Rasulullah SAW bersama Abu Bakar RA bersembunyi di dalam gua di Gunung Thaur selama 3 hari 3 malam. Musuh tidak dapat menemukan mereka meskipun sudah sampai di gua karena laba-laba membuat sarangnya di mulut gua, membuat siapapun akan berpikir tidak mungkin ada yang masuk ke dalam gua dan bersembunyi di sana.
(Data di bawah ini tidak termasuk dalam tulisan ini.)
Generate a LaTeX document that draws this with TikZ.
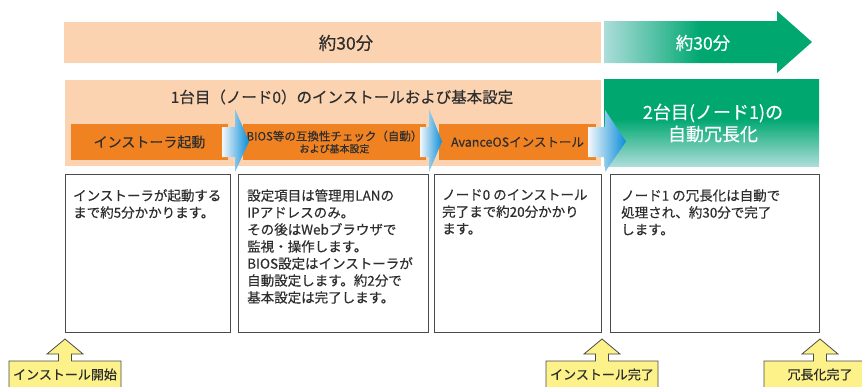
\documentclass[tikz,border=0pt]{standalone}
\usepackage{fontspec}
\setmainfont[FakeBold=0.35]{Noto Sans CJK JP}
\definecolor{pinkband}{HTML}{FBD3B0}
\definecolor{orangebox}{HTML}{F08222}
\definecolor{gLight}{HTML}{ACDDD9}
\definecolor{gMid}{HTML}{5CC4AA}
\definecolor{gDark}{HTML}{00A870}
\definecolor{bLight}{HTML}{F4F7FB}
\definecolor{bDark}{HTML}{0A8ED8}
\definecolor{yel}{HTML}{FDF289}
\definecolor{txt}{HTML}{2E2E2E}
\definecolor{edge}{HTML}{4A4A4A}
\pgfdeclarehorizontalshading{garrowshade}{100bp}{color(0bp)=(gLight); color(25bp)=(gLight); color(36bp)=(gMid); color(48bp)=(gDark); color(100bp)=(gDark)}
\pgfdeclareverticalshading{gboxshade}{100bp}{color(0bp)=(gLight); color(25bp)=(gLight); color(52bp)=(gDark); color(100bp)=(gDark)}
\tikzset{
  band/.style={fill=pinkband, draw=none, anchor=north west, inner sep=0pt},
  obox/.style={fill=orangebox, draw=none, inner sep=0pt},
  tbox/.style={draw=edge, line width=1pt, fill=white, anchor=north west, inner sep=0pt},
  bodytext/.style={anchor=north west, align=left, text=txt, inner sep=0pt, font=\fontsize{13.5}{17}\selectfont},
  barrow/.style={left color=bLight, right color=bDark, draw=none},
  callout/.style={fill=yel, draw=edge, line width=0.8pt},
  calltext/.style={text=txt, inner sep=0pt, font=\fontsize{13}{15}\selectfont},
}
\begin{document}
\begin{tikzpicture}[x=1pt,y=-1pt, every node/.style={text=txt, inner sep=0pt}]
\useasboundingbox (0,0) rectangle (862,386);
\fill[white] (0,0) rectangle (862,386);

% top time band
\node[band, minimum width=537pt, minimum height=41pt] (timeband) at (64,22) {};
\node[font=\fontsize{17.5}{20}\selectfont, text=txt] (timelabel) at (346,43) {約30分};

% green arrow
\shade[shading=garrowshade] (604,21) -- (777,21) -- (777,11) -- (812,42) -- (777,73) -- (777,63) -- (604,63) -- cycle;
\node[font=\fontsize{17.5}{20}\selectfont, text=white] (greenlabel) at (703,43) {約30分};

% second band
\node[band, minimum width=536pt, minimum height=86pt] (phase1) at (65,80) {};
\node[font=\fontsize{15.5}{18}\selectfont] (phase1title) at (342,97) {1台目（ノード0）のインストールおよび基本設定};

% green box
\shade[shading=gboxshade] (604,79) rectangle (819,166);
\node[font=\fontsize{18}{22}\selectfont, text=white, align=center] (phase2) at (713,123) {2台目(ノード1)の\\自動冗長化};

% orange steps
\node[obox, minimum width=157pt, minimum height=36pt] (s1) at (149.5,142) {\fontsize{14}{16}\selectfont インストーラ起動};
\node[obox, minimum width=183pt, minimum height=36pt, align=center] (s2) at (334.5,142) {\fontsize{11.5}{16.5}\selectfont BIOS等の互換性チェック（自動）\\および基本設定};
\node[obox, minimum width=157pt, minimum height=36pt] (s3) at (517.5,142) {\fontsize{12.5}{15}\selectfont AvanceOSインストール};

% blue arrows
\shade[barrow] (222,127) -- (235,127) -- (235,109) -- (249,141.5) -- (235,172) -- (235,157) -- (222,157) -- cycle;
\shade[barrow] (420,127) -- (429,127) -- (429,109) -- (442,141.5) -- (429,172) -- (429,157) -- (420,157) -- cycle;
\shade[barrow] (588,127) -- (605,127) -- (605,110) -- (626,141.5) -- (605,172) -- (605,157) -- (588,157) -- cycle;

% description boxes
\node[tbox, minimum width=165pt, minimum height=158pt] (d1) at (65,174) {};
\node[tbox, minimum width=190pt, minimum height=158pt] (d2) at (238,174) {};
\node[tbox, minimum width=167pt, minimum height=158pt] (d3) at (434,174) {};
\node[tbox, minimum width=209pt, minimum height=158pt] (d4) at (610,174) {};

\node[bodytext] (t1) at (73,189) {インストーラが起動する\\まで約5分かかります。};
\node[bodytext] (t2) at (247,189) {設定項目は管理用LANの\\IPアドレスのみ。\\その後はWebブラウザで\\監視・操作します。\\BIOS設定はインストーラが\\自動設定します。約2分で\\基本設定は完了します。};
\node[bodytext] (t3) at (442,189) {ノード0 のインストール\\完了まで約20分かかり\\ます。};
\node[bodytext] (t4) at (621,189) {ノード1 の冗長化は自動で\\処理され、約30分で完了\\します。};

% callouts
\foreach \anc/\nm/\lbl in {d1.south west/c1/インストール開始, d3.south east/c2/インストール完了, d4.south east/c3/冗長化完了}{
  \begin{scope}[shift={(\anc)}]
    \filldraw[callout] (-56,60) -- (-56,28) -- (-6.5,28) -- (-6.5,21) -- (-18,21) -- (0,6) -- (18,21) -- (6.5,21) -- (6.5,28) -- (56,28) -- (56,60) -- cycle;
    \node[calltext] (\nm) at (0,41.5) {\lbl};
  \end{scope}
}
\end{tikzpicture}
\end{document}
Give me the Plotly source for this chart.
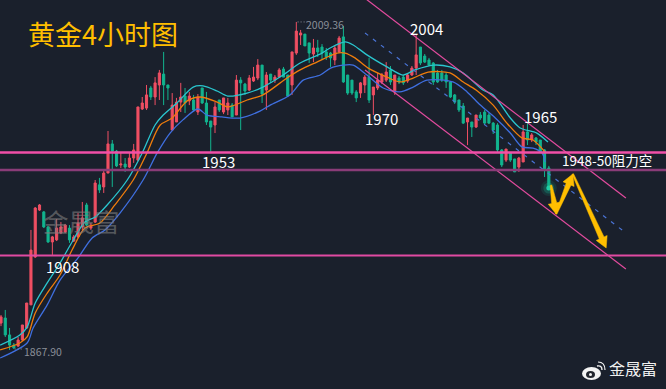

Abdullah bin Abu Bakar RA yang memberi informasi tiap malam tentang tindak tanduk kaum kafir Mekah. Asma bint Abu Bakar membawa makanan untuk Rasulullah SAW dan ayahnya tiap malam dengan segala risikonya. Abu Bakar RA menyuruh pembantunya Amir bin Fuhairah memberi makan ternaknya dan menggiring ternaknya di sekitar Gunung Thaur di malam hari, setelah tugas Abdullah dan Asma RA selesai, untuk menghilangkan jejak.

Setelah situasi lebih aman, Abdullah bin Uraiqit diminta membawa 2 unta Rasulullah SAW dan Abu Bakar RA di dekat Gunung Thaur. Meskipun Abdullah bin Uraiqit nonmuslim tapi dia mematuhi janjinya, tidak tergiur dengan iming-iming 100 unta yang dijanjikan kaum kafir Mekah. Asma RA menyiapkan tas berisi perbekalan untuk dikaitkan ke untanya. Karena tidak ada pengait, Asma RA pun merobek sabuk pakaiannya untuk mengikat tas berisi makanan tersebut. Rasulullah SAW pun menyebut Asma binti Abu Bakar RA dengan sebutan wanita dengan pengikat/tali.

Di tengah cahaya bulan di Rabiul Awal, Rasulullah SAW, Abu Bakar RA, Amir bin Fuhairah, dan Abdullah bin Uraiqit (sebagai pemandu jalan) akhirnya berangkat hijrah menuju Madinah.